## DIRECTIONS
Write out the material exactly. Do not include the pictures.

## GIVEN MATERIAL

* * * * *

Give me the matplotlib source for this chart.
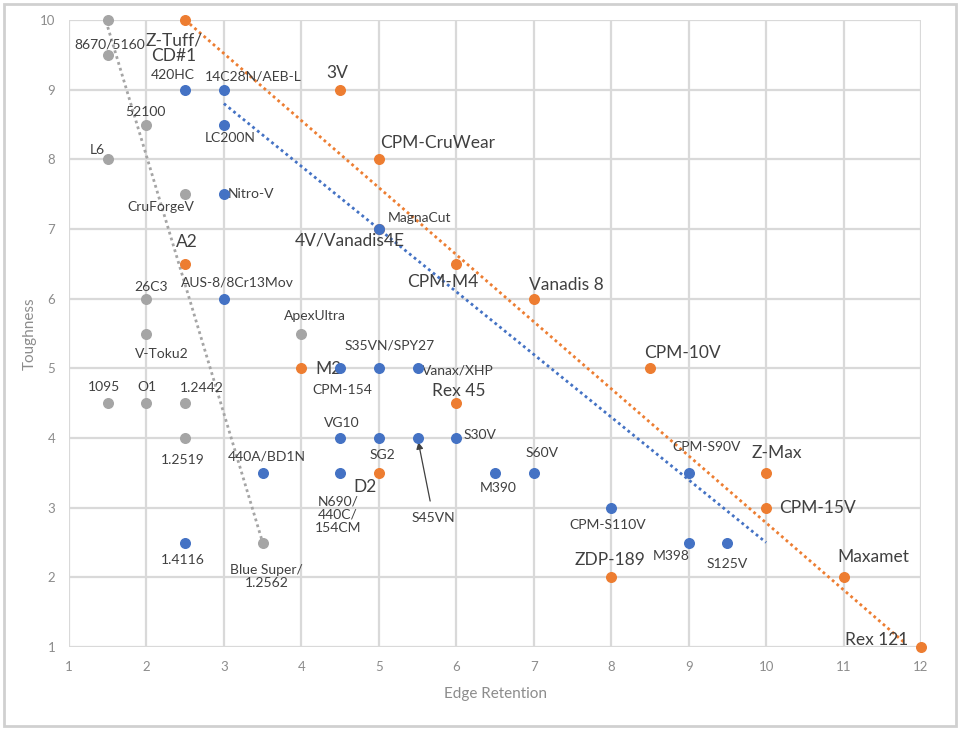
#!/usr/bin/env python3

import matplotlib

matplotlib.use("Agg")

import matplotlib.pyplot as plt
from matplotlib.patches import Rectangle

plt.rcParams["font.family"] = ["Lato", "DejaVu Sans"]

# carbon / low-alloy steels (gray)
gray_x = [1.5, 1.5, 2, 1.5, 2.5, 2, 2, 4, 1.5, 2, 2.5, 2.5, 3.5]
gray_y = [10, 9.5, 8.5, 8, 7.5, 6, 5.5, 5.5, 4.5, 4.5, 4.5, 4, 2.5]
gray_labels = ["", "8670/5160", "52100", "L6", "CruForgeV", "26C3", "V-Toku2",
               "ApexUltra", "1095", "O1", "1.2442", "1.2519", "Blue Super/\n1.2562"]

# stainless steels (blue)
blue_x = [2.5, 3, 3, 3, 5, 3, 4.5, 5, 5.5, 4.5, 5, 5.5, 6, 3.5, 4.5, 6.5, 7,
          8, 9, 9, 9.5, 2.5]
blue_y = [9, 9, 8.5, 7.5, 7, 6, 5, 5, 5, 4, 4, 4, 4, 3.5, 3.5, 3.5, 3.5,
          3, 3.5, 2.5, 2.5, 2.5]
blue_labels = ["420HC", "14C28N/AEB-L", "LC200N", "Nitro-V", "MagnaCut",
               "AUS-8/8Cr13Mov", "CPM-154", "S35VN/SPY27", "Vanax/XHP", "VG10",
               "SG2", "S45VN", "S30V", "440A/BD1N", "N690/\n440C/\n154CM", "M390",
               "S60V", "CPM-S110V", "CPM-S90V", "M398", "S125V", "1.4116"]

# tool steels (orange)
orange_x = [2.5, 4.5, 5, 2.5, 5, 6, 7, 4, 6, 5, 8.5, 10, 10, 8, 11, 12]
orange_y = [10, 9, 8, 6.5, 7, 6.5, 6, 5, 4.5, 3.5, 5, 3.5, 3, 2, 2, 1]
orange_labels = ["Z-Tuff/\nCD#1", "3V", "CPM-CruWear", "A2", "4V/Vanadis4E",
                 "CPM-M4", "Vanadis 8", "M2", "Rex 45", "D2", "CPM-10V", "Z-Max",
                 "CPM-15V", "ZDP-189", "Maxamet", "Rex 121"]

# trend line end points
gray_trend_x = [1.5, 3.5]
gray_trend_y = [9.9, 2.5]
blue_trend_x = [3, 10]
blue_trend_y = [8.8, 2.5]
orange_trend_x = [2.5, 11.8]
orange_trend_y = [10, 1.05]

# label offsets in pixels (dx, dy up)
gray_offsets = [(0, 0), (2, 10), (-1, 13), (-10, 9), (-24, -13), (5, 12),
                (15, -21), (14, 17), (-4, 16), (0, 16), (17, 15), (-2, -22),
                (4, -34)]
blue_offsets = [(-12, 15), (29, 13), (6, -14), (27, 0), (41, 11), (13, 16),
                (2, -22), (11, 23), (40, -2), (2, 15), (4, -17), (16, -80),
                (24, 3), (4, 16), (-2, -42), (3, -15), (8, 20), (-3, -17),
                (18, 26), (-17, -14), (0, -21), (-2, -18)]
orange_offsets = [(-11, -28), (-3, 17), (59, 16), (2, 22), (-29, -11), (-14, -18),
                  (33, 14), (27, -1), (2, 12), (-14, -14), (33, 15), (11, 20),
                  (51, 0), (-1, 17), (30, 20), (-44, 7)]

GRAY = "#a5a5a5"
BLUE = "#4472c4"
ORANGE = "#ed7d31"
TEXT = "#404040"


def draw_labels(ax, xs, ys, labels, offsets, size, spacing=1.1):
    for x, y, label, (dx, dy) in zip(xs, ys, labels, offsets):
        if not label:
            continue
        arrow = None
        if label == "S45VN":
            arrow = dict(arrowstyle="-|>", color="#404040", lw=0.9,
                         shrinkA=6, shrinkB=3)
        ax.annotate(
            label,
            (x, y),
            xytext=(dx, dy),
            textcoords="offset pixels",
            ha="center",
            va="center",
            fontsize=size,
            color=TEXT,
            linespacing=spacing,
            arrowprops=arrow,
        )


fig = plt.figure(figsize=(9.6, 7.3), dpi=100)
ax = fig.add_axes([69 / 960, 1 - 647 / 730, (921 - 69) / 960, (647 - 20) / 730])

ax.plot(gray_trend_x, gray_trend_y, linestyle=(0, (1, 1.2)), color=GRAY, lw=2)
ax.plot(blue_trend_x, blue_trend_y, linestyle=(0, (1, 1.2)), color=BLUE, lw=2)
ax.plot(orange_trend_x, orange_trend_y, linestyle=(0, (1, 1.2)), color=ORANGE, lw=2)

ax.scatter(orange_x, orange_y, s=48, color=ORANGE, zorder=3, clip_on=False)
ax.scatter(gray_x, gray_y, s=48, color=GRAY, zorder=3, clip_on=False)
ax.scatter(blue_x, blue_y, s=48, color=BLUE, zorder=4, clip_on=False)

draw_labels(ax, gray_x, gray_y, gray_labels, gray_offsets, 10)
draw_labels(ax, blue_x, blue_y, blue_labels, blue_offsets, 10)
draw_labels(ax, orange_x, orange_y, orange_labels, orange_offsets, 12.5, 1.0)

ax.set_xlim(1, 12)
ax.set_ylim(1, 10)
ax.set_xticks(range(1, 13))
ax.set_yticks(range(1, 11))
ax.grid(color="#d9d9d9", lw=1.6)
ax.set_axisbelow(True)
for spine in ax.spines.values():
    spine.set_visible(False)
ax.tick_params(length=0, labelsize=9.5, labelcolor="#8c8c8c", pad=10)

ax.set_xlabel("Edge Retention", fontsize=11, color="#8c8c8c", labelpad=10)
ax.set_ylabel("Toughness", fontsize=11, color="#8c8c8c", labelpad=2)

fig.patches.append(Rectangle((4 / 960, 4 / 730), 952 / 960, 722 / 730,
                             transform=fig.transFigure, fill=False,
                             edgecolor="#d0d0d0", lw=2))

fig.savefig("out.png", dpi=100)
plt.close(fig)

* * * * *

## EXERCISE RESULT
Give me the matplotlib source for this chart.
#!/usr/bin/env python3

import matplotlib

matplotlib.use("Agg")

import matplotlib.pyplot as plt
from matplotlib.patches import Rectangle

plt.rcParams["font.family"] = ["Lato", "DejaVu Sans"]

# carbon / low-alloy steels (gray)
gray_x = [1.5, 1.5, 2, 1.5, 2.5, 2, 2, 4, 1.5, 2, 2.5, 2.5, 3.5]
gray_y = [10, 9.5, 8.5, 8, 7.5, 6, 5.5, 5.5, 4.5, 4.5, 4.5, 4, 2.5]
gray_labels = ["", "8670/5160", "52100", "L6", "CruForgeV", "26C3", "V-Toku2",
               "ApexUltra", "1095", "O1", "1.2442", "1.2519", "Blue Super/\n1.2562"]

# stainless steels (blue)
blue_x = [2.5, 3, 3, 3, 5, 3, 4.5, 5, 5.5, 4.5, 5, 5.5, 6, 3.5, 4.5, 6.5, 7,
          8, 9, 9, 9.5, 2.5]
blue_y = [9, 9, 8.5, 7.5, 7, 6, 5, 5, 5, 4, 4, 4, 4, 3.5, 3.5, 3.5, 3.5,
          3, 3.5, 2.5, 2.5, 2.5]
blue_labels = ["420HC", "14C28N/AEB-L", "LC200N", "Nitro-V", "MagnaCut",
               "AUS-8/8Cr13Mov", "CPM-154", "S35VN/SPY27", "Vanax/XHP", "VG10",
               "SG2", "S45VN", "S30V", "440A/BD1N", "N690/\n440C/\n154CM", "M390",
               "S60V", "CPM-S110V", "CPM-S90V", "M398", "S125V", "1.4116"]

# tool steels (orange)
orange_x = [2.5, 4.5, 5, 2.5, 5, 6, 7, 4, 6, 5, 8.5, 10, 10, 8, 11, 12]
orange_y = [10, 9, 8, 6.5, 7, 6.5, 6, 5, 4.5, 3.5, 5, 3.5, 3, 2, 2, 1]
orange_labels = ["Z-Tuff/\nCD#1", "3V", "CPM-CruWear", "A2", "4V/Vanadis4E",
                 "CPM-M4", "Vanadis 8", "M2", "Rex 45", "D2", "CPM-10V", "Z-Max",
                 "CPM-15V", "ZDP-189", "Maxamet", "Rex 121"]

# trend line end points
gray_trend_x = [1.5, 3.5]
gray_trend_y = [9.9, 2.5]
blue_trend_x = [3, 10]
blue_trend_y = [8.8, 2.5]
orange_trend_x = [2.5, 11.8]
orange_trend_y = [10, 1.05]

# label offsets in pixels (dx, dy up)
gray_offsets = [(0, 0), (2, 10), (-1, 13), (-10, 9), (-24, -13), (5, 12),
                (15, -21), (14, 17), (-4, 16), (0, 16), (17, 15), (-2, -22),
                (4, -34)]
blue_offsets = [(-12, 15), (29, 13), (6, -14), (27, 0), (41, 11), (13, 16),
                (2, -22), (11, 23), (40, -2), (2, 15), (4, -17), (16, -80),
                (24, 3), (4, 16), (-2, -42), (3, -15), (8, 20), (-3, -17),
                (18, 26), (-17, -14), (0, -21), (-2, -18)]
orange_offsets = [(-11, -28), (-3, 17), (59, 16), (2, 22), (-29, -11), (-14, -18),
                  (33, 14), (27, -1), (2, 12), (-14, -14), (33, 15), (11, 20),
                  (51, 0), (-1, 17), (30, 20), (-44, 7)]

GRAY = "#a5a5a5"
BLUE = "#4472c4"
ORANGE = "#ed7d31"
TEXT = "#404040"


def draw_labels(ax, xs, ys, labels, offsets, size, spacing=1.1):
    for x, y, label, (dx, dy) in zip(xs, ys, labels, offsets):
        if not label:
            continue
        arrow = None
        if label == "S45VN":
            arrow = dict(arrowstyle="-|>", color="#404040", lw=0.9,
                         shrinkA=6, shrinkB=3)
        ax.annotate(
            label,
            (x, y),
            xytext=(dx, dy),
            textcoords="offset pixels",
            ha="center",
            va="center",
            fontsize=size,
            color=TEXT,
            linespacing=spacing,
            arrowprops=arrow,
        )


fig = plt.figure(figsize=(9.6, 7.3), dpi=100)
ax = fig.add_axes([69 / 960, 1 - 647 / 730, (921 - 69) / 960, (647 - 20) / 730])

ax.plot(gray_trend_x, gray_trend_y, linestyle=(0, (1, 1.2)), color=GRAY, lw=2)
ax.plot(blue_trend_x, blue_trend_y, linestyle=(0, (1, 1.2)), color=BLUE, lw=2)
ax.plot(orange_trend_x, orange_trend_y, linestyle=(0, (1, 1.2)), color=ORANGE, lw=2)

ax.scatter(orange_x, orange_y, s=48, color=ORANGE, zorder=3, clip_on=False)
ax.scatter(gray_x, gray_y, s=48, color=GRAY, zorder=3, clip_on=False)
ax.scatter(blue_x, blue_y, s=48, color=BLUE, zorder=4, clip_on=False)

draw_labels(ax, gray_x, gray_y, gray_labels, gray_offsets, 10)
draw_labels(ax, blue_x, blue_y, blue_labels, blue_offsets, 10)
draw_labels(ax, orange_x, orange_y, orange_labels, orange_offsets, 12.5, 1.0)

ax.set_xlim(1, 12)
ax.set_ylim(1, 10)
ax.set_xticks(range(1, 13))
ax.set_yticks(range(1, 11))
ax.grid(color="#d9d9d9", lw=1.6)
ax.set_axisbelow(True)
for spine in ax.spines.values():
    spine.set_visible(False)
ax.tick_params(length=0, labelsize=9.5, labelcolor="#8c8c8c", pad=10)

ax.set_xlabel("Edge Retention", fontsize=11, color="#8c8c8c", labelpad=10)
ax.set_ylabel("Toughness", fontsize=11, color="#8c8c8c", labelpad=2)

fig.patches.append(Rectangle((4 / 960, 4 / 730), 952 / 960, 722 / 730,
                             transform=fig.transFigure, fill=False,
                             edgecolor="#d0d0d0", lw=2))

fig.savefig("out.png", dpi=100)
plt.close(fig)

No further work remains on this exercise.